GW All Access: The Office of Innovation and Entrepreneurship

The office will continue to assist students and faculty with high-quality virtual innovation and entrepreneurship programming and networking.

September 11, 2020

OIE

By Tatyana Hopkins

Having run her own catering and events company after a career in restaurant management and culinary arts, Dominque Tolbert, a graduate student pursing a global master's of business administration, is no stranger to entrepreneurship.

But when she decided to enter the “spice world,” launching Mesean Spices to sell the spice blends that flavored the African diaspora-inspired meals of her catering company, TLBRT Hospitality, she realized she was entering a “whole new ballgame.”

“There are so many more levels to selling a product than there are to offering a service,” Ms. Tolbert said. “I have to attack a business like Mesean Spices in a totally different way than I did with TLBRT Hospitality.”

Hoping to learn more about running a products-based business, she spent the summer as a member of the second cohort of the George Washington University Summer Startup Accelerator (GWSSA), a program run through the GW Office of Innovation and Entrepreneurship.

Aimed at helping students launch their startup ideas, the intensive nine-week program typically offers its participants on-campus housing, a stipend, weekly workshops, mentors and additional specialized advisers to work full-time to launch their companies. However, due to restrictions on in-person meetings, the program persisted virtually this summer.

“There was a critical juncture in March when we had to decide whether to shut down our programming for the summer or to innovate and move things forward,” said Dave McCarthy, co-director of GWSSA. “We are the Office of Innovation and Entrepreneurship, so we innovated and took the entire experience online.”

Having had a successful summer, when GWSSA was able to support more teams than usual, Mr. McCarthy said OIE is now retrofitting its learnings from the summer program into its fall programming.

GWSSA’s online curriculum included assigned mentors, weekly workshops and lunches with successful entrepreneurs and the program’s culminating Showcase and Demo Day, where students pitch to a pool of actual investors and venture capitalists.

As a boot-strapping venture, one without outside investors, Ms. Tolbert was not seeking outside investment in Mesean Spices, but was rather looking to grow her understanding of scaling a business and network with experts on products-based businesses. However, through the program she said she was able to register her business, trademark her company’s name and brand and consult with lawyers as well as experts in content and digital strategy and distribution. All of it was done virtually.

“You could end up paying hundreds and thousands of dollars for those kinds of consulting services, and we got them for free in this program,” she said. “Although it wasn’t in person, which would’ve been my preference, there were still ways to connect and to engage.”

In addition to GWSSA going virtual, the 2020 New Venture Competition also took place virtually.

Now, OIE is implementing all its learned about best practices in its fall programs.

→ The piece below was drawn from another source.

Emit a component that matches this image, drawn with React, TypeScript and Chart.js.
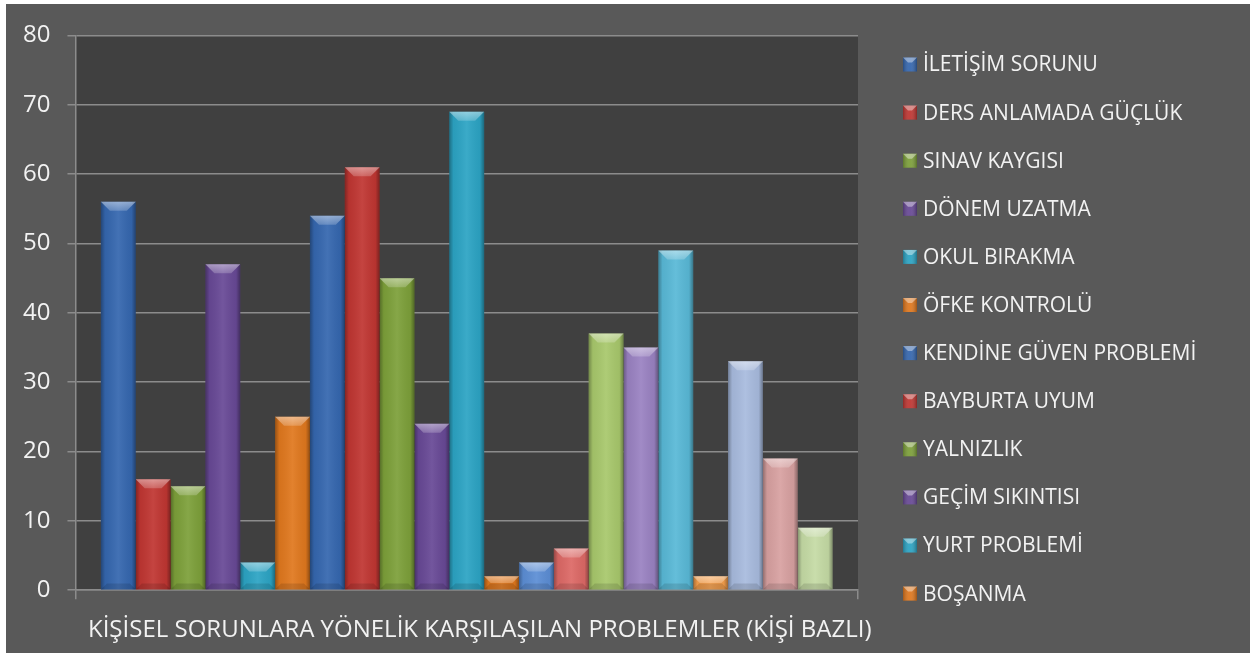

The office is beefing up its mentors-in-residence program so that every committed team will get a dedicated mentor with extensive entrepreneurship and business experience to guide, coach and connect students with needed business resources.

Students also will be connected with their peers while not on campus through virtual office hours hosted by student mentors as part of a new initiative, the Near Peer program.

“We were told by a lot of students that they miss student-to-student interaction, so we developed a program to connect students interested in innovation and entrepreneurship in a peer-to-peer format virtually,” said Scott Stein, associate director of student entrepreneurship programs. 

OIE also is offering its lean startup introductory workshops monthly rather than quarterly and open them to all GW students, faculty and staff, even those without a specific startup idea in mind.

In addition, OIE is hosting a number of other virtual workshops and events to help students and faculty learn and network. Taking advantage of the online setting, OIE also will engage students with speakers and mentors from outside of the D.C. area.

“Basically, we’ve done a lot to take advantage of the different opportunities virtual learning enables so that the students and faculty continue to get world class support for their innovation and entrepreneurship,” said Jim Chung, GW’s associate vice president for research, innovation and entrepreneurship.

Robert Plante, a graduate student studying business administration and 2020 GWSSA participant, said he is excited to continue engaging with OIE’s virtual programming.

For him and his partner, Christian Helms, he said the online setting offered them more resources than “[they] could utilize” and the necessary flexibility to launch their company, Bladeswork, an online marketplace dedicated to custom cutlery.

“With Christian and I both being active duty Marine officers, our participation in this program would not have been possible in person,” Mr. Plante said. “The virtual environment was not only interactive, but facilitated stronger participation in some aspects. The SSA offered us the opportunity to refine our idea and make something real.”